Extra-clear glass made with reduced iron content, removing the greenish tint visible on the edge of ordinary clear glass. Sold under names like Saint-Gobain Diamant; preferred for display cases, back-painted panels and premium partitions.

Nesting / optimization

Arranging multiple cut sizes on a stock sheet — by software or an experienced cutter — to minimise wastage. Good nesting is why ordering several pieces together is often cheaper per square foot than ordering one.

Patch fitting

A small stainless-steel or aluminium clamp that fixes a frameless toughened-glass door to the floor, top pivot or an adjacent panel through cutouts in the glass. A standard frameless office door uses a set of four patches plus a floor spring.

Patti

The Hindi trade word for the beading strip — wood, aluminium or PVC — that holds a glass pane inside a frame. When a glazier says the patti must be opened, they mean removing the beading to take the glass out.

Pinhead glass

A figured glass with a fine dotted (pinhead) texture on one face, giving privacy with good light transmission. A long-standing favourite for bathroom windows and office cabin partitions in India.

PVB interlayer

Polyvinyl butyral, the standard plastic film laminated between glass layers, commonly 0.38 or 0.76 mm thick. It holds broken glass together and blocks over 95% of UV light.

Safety film

A transparent polyester film stuck onto existing glass so shards stay held together if the pane breaks. A retrofit alternative where replacing annealed glass with toughened or laminated glass is not practical.

Sandblasting

Blasting a glass surface with abrasive grit to make it frosted, either fully or through stencils for logos and patterns.
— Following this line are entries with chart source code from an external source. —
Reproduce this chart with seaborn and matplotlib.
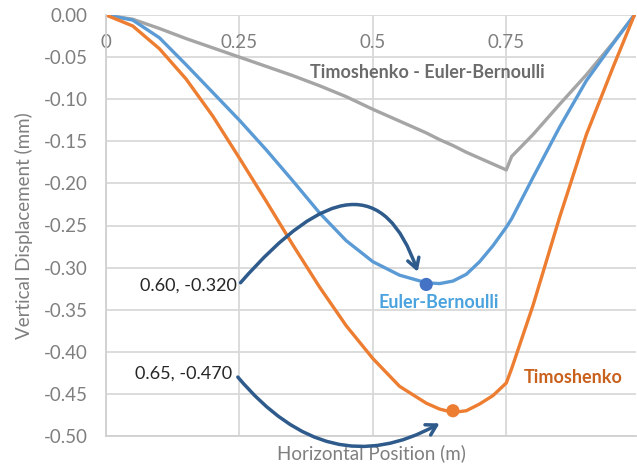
import pandas as pd
import seaborn as sns
import matplotlib.pyplot as plt

# beam position (m)
x_pos = [0, 0.05, 0.10, 0.15, 0.20, 0.25, 0.30, 0.35, 0.40, 0.45, 0.50, 0.55, 0.60,
         0.625, 0.65, 0.675, 0.70, 0.725, 0.75, 0.76, 0.80, 0.85, 0.90, 0.95, 0.99]

# vertical displacement (mm)
euler_bernoulli = [0, -0.006, -0.027, -0.059, -0.092, -0.125, -0.160, -0.197, -0.235, -0.268,
                   -0.293, -0.309, -0.318, -0.319, -0.316, -0.308, -0.293, -0.274, -0.252,
                   -0.242, -0.193, -0.133, -0.078, -0.034, 0]
timoshenko = [0, -0.013, -0.040, -0.076, -0.120, -0.170, -0.221, -0.273, -0.323, -0.369,
              -0.408, -0.441, -0.461, -0.468, -0.472, -0.470, -0.462, -0.452, -0.437,
              -0.420, -0.345, -0.240, -0.142, -0.062, 0]
difference = [0, -0.005, -0.016, -0.028, -0.039, -0.050, -0.061, -0.072, -0.084, -0.097,
              -0.112, -0.126, -0.140, -0.148, -0.155, -0.163, -0.170, -0.177, -0.184,
              -0.168, -0.142, -0.106, -0.071, -0.033, 0]

# max deflection points
peak_x = [0.60, 0.65]
peak_y = [-0.320, -0.470]
peak_labels = ["0.60, -0.320", "0.65, -0.470"]

x_ticks = [0, 0.25, 0.5, 0.75]
x_tick_labels = ["0", "0.25", "0.5", "0.75"]
y_ticks = [0, -0.05, -0.10, -0.15, -0.20, -0.25, -0.30, -0.35, -0.40, -0.45, -0.50]

sns.set_theme(style="whitegrid")
plt.rcParams["font.family"] = ["Lato", "DejaVu Sans"]

df = pd.DataFrame({"x": x_pos, "eb": euler_bernoulli, "timo": timoshenko, "diff": difference})

fig = plt.figure(figsize=(6.37, 4.70), dpi=100)
ax = fig.add_axes([106 / 637, 34 / 470, 530 / 637, 421 / 470])

sns.lineplot(data=df, x="x", y="diff", color="#a5a5a5", linewidth=2.4, sort=False, ax=ax)
sns.lineplot(data=df, x="x", y="eb", color="#5b9bd5", linewidth=2.4, sort=False, ax=ax)
sns.lineplot(data=df, x="x", y="timo", color="#ed7d31", linewidth=2.4, sort=False, ax=ax)

sns.scatterplot(x=peak_x, y=peak_y, hue=["eb", "timo"], palette=["#4472c4", "#ed7d31"],
                s=90, edgecolor="none", legend=False, zorder=5, ax=ax)

ax.set_xlim(0, 0.993)
ax.set_ylim(-0.50, 0.0)
ax.set_xticks(x_ticks)
ax.set_xticklabels(x_tick_labels)
ax.set_yticks(y_ticks)
ax.set_yticklabels([f"{v:.2f}" if v != 0 else "0.00" for v in y_ticks])

ax.xaxis.tick_top()
ax.tick_params(axis="x", length=0, pad=-26, labelsize=13.5, labelcolor="#7f7f7f")
ax.tick_params(axis="y", length=0, pad=13, labelsize=13.5, labelcolor="#7f7f7f")

ax.grid(True, color="#d9d9d9", linewidth=1.3)
for side in ["top", "right"]:
    ax.spines[side].set_visible(False)
for side in ["left", "bottom"]:
    ax.spines[side].set_color("#d0d0d0")
    ax.spines[side].set_linewidth(1.3)

ax.set_xlabel("Horizontal Position (m)", fontsize=13.5, color="#7f7f7f", labelpad=6)
ax.xaxis.set_label_position("bottom")
ax.set_ylabel("Vertical Displacement (mm)", fontsize=13.5, color="#7f7f7f", labelpad=8)

# series labels
ax.text(0.603, -0.068, "Timoshenko - Euler-Bernoulli", color="#6b6b6b", fontsize=13,
        fontweight="bold", ha="center", va="center")
ax.text(0.624, -0.341, "Euler-Bernoulli", color="#4aa3df", fontsize=13,
        fontweight="bold", ha="center", va="center")
ax.text(0.875, -0.430, "Timoshenko", color="#c9601c", fontsize=13,
        fontweight="bold", ha="center", va="center")

# callouts
ax.text(0.245, -0.321, peak_labels[0], fontsize=13, color="#262626", ha="right", va="center")
ax.text(0.236, -0.426, peak_labels[1], fontsize=13, color="#262626", ha="right", va="center")
arrow = dict(arrowstyle="->,head_length=0.6,head_width=0.35", color="#2e5b8c", lw=2.5,
             shrinkA=0, shrinkB=0)
ax.annotate("", xy=(0.584, -0.305), xytext=(0.252, -0.318),
            arrowprops=dict(arrow, connectionstyle="angle3,angleA=49,angleB=109"))
ax.annotate("", xy=(0.625, -0.485), xytext=(0.247, -0.430),
            arrowprops=dict(arrow, connectionstyle="angle3,angleA=-50,angleB=29"))

fig.savefig("out.png", dpi=100)
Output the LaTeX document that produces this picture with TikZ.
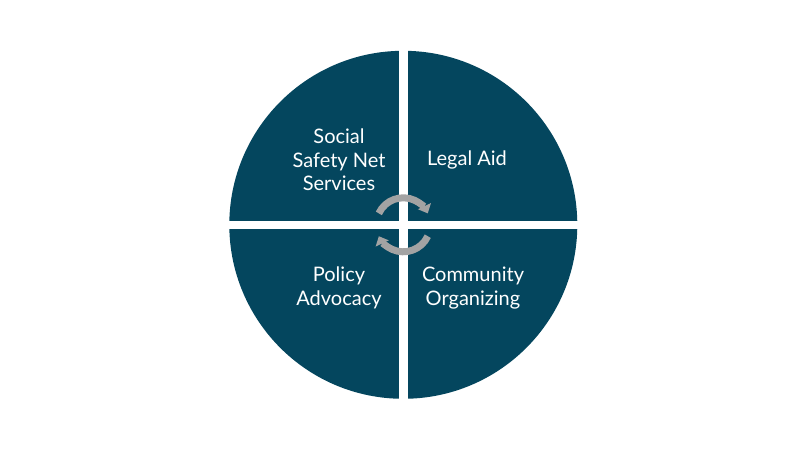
\documentclass[tikz,border=0pt]{standalone}
\usepackage{fontspec}
\setmainfont{Lato}
\usetikzlibrary{arrows.meta}
\definecolor{deepteal}{RGB}{4,70,94}
\definecolor{arrowgray}{RGB}{163,163,163}
\tikzset{>=Triangle}
\tikzset{%
    quadrant/.style={fill=deepteal},
    quadtext/.style={text=white, align=center, font=\fontsize{20}{23.3}\selectfont},
    cyclearrow/.style={draw=arrowgray, line width=7pt, -{Triangle[width=14pt,length=8pt]}}
}

\begin{document}
\begin{tikzpicture}[x=1pt,y=1pt]
\useasboundingbox (0,0) rectangle (800,450);
\coordinate (hub) at (403.3,225.2);
\def\wheel{(hub) circle (174pt)}
    \begin{scope}
        \clip \wheel;
        \fill[quadrant] (407.6,229.4) rectangle (600,420);
        \fill[quadrant] (399.0,229.4) rectangle (200,420);
        \fill[quadrant] (399.0,221.0) rectangle (200,30);
        \fill[quadrant] (407.6,221.0) rectangle (600,30);
    \end{scope}
\node[quadtext] (social)    at (339,290) {Social\\Safety Net\\Services};
\node[quadtext] (legal)     at (467,290) {Legal Aid};
\node[quadtext] (policy)    at (339,162) {Policy\\Advocacy};
\node[quadtext] (community) at (473,162) {Community\\Organizing};
\draw[cyclearrow] ([shift={(155:27pt)}]hub) arc (155:25:27pt);
\draw[cyclearrow] ([shift={(-25:27pt)}]hub) arc (-25:-155:27pt);
\end{tikzpicture}
\end{document}
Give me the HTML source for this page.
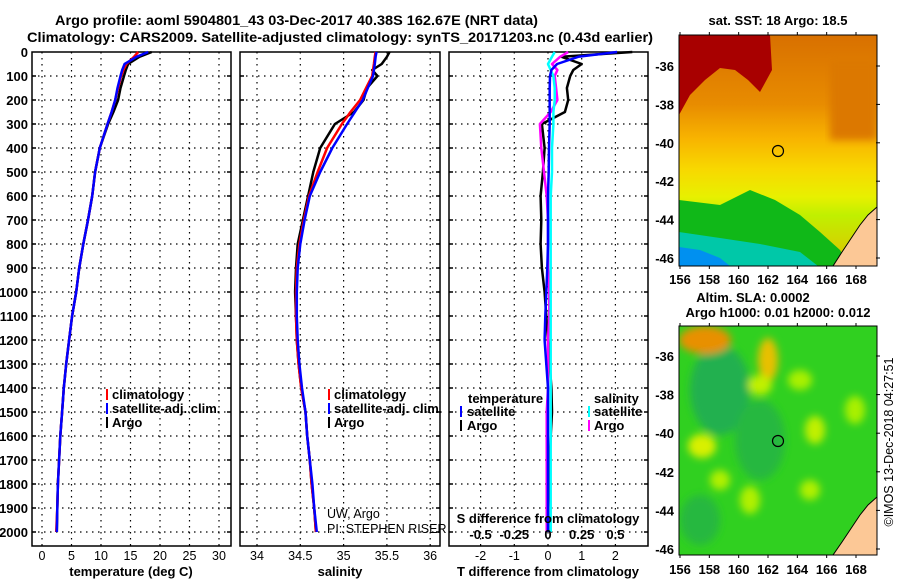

Cheaper than acid etching but slightly rougher, so it marks with fingerprints unless sealed.

SGP interlayer

SentryGlas Plus, a stiff ionoplast interlayer several times stronger and stiffer than PVB. Specified for glass floors, canopies and frameless railings where the laminate must carry load even after breakage.

Spider fitting

A four-arm (or two-arm) stainless-steel bracket that bolts glass facade panels to a supporting structure through drilled holes. Spider glazing gives the frameless look on shopfronts and office facades, normally in 12 mm toughened glass.

Spigot

A short floor- or side-mounted clamp, usually stainless steel, that grips the bottom edge of a glass railing panel without a continuous frame. A typical balcony railing uses two spigots per panel of 12 mm toughened glass.

Standoff

A bolt-like fixing that holds a glass panel a fixed distance off a wall or staircase stringer through a drilled hole. Standoff-fixed glass railings give a floating look and need laminated or toughened glass with precise hole positions.

Structural glazing

A facade system where glass is bonded to the building frame with structural silicone so no metal caps show on the outside. Ordinary weather silicone only seals joints against water — it must never be used to carry the glass’s load.

Tinted glass

Glass coloured in the melt — grey, bronze, green or blue in India — to cut glare and solar heat. Unlike films or coatings, the colour runs through the body of the glass and cannot peel.

Tolerance

The permitted deviation between the ordered size and the delivered glass, typically ±1–2 mm on cut sizes in the Indian trade. Frameless work and DGUs need tighter tolerances, so confirm them in writing for critical fits.

Toughened glass

Glass heated to about 620°C and quenched rapidly, making it four to five times stronger than annealed glass; it breaks into small, blunt granules. Also called tempered glass, it cannot be cut or drilled after toughening.

U-channel

An aluminium or stainless-steel channel, commonly 12–25 mm deep, into which the edge of a frameless glass panel sits. Used at the floor and ceiling of glass partitions as a cheaper alternative to spigots or patch fittings.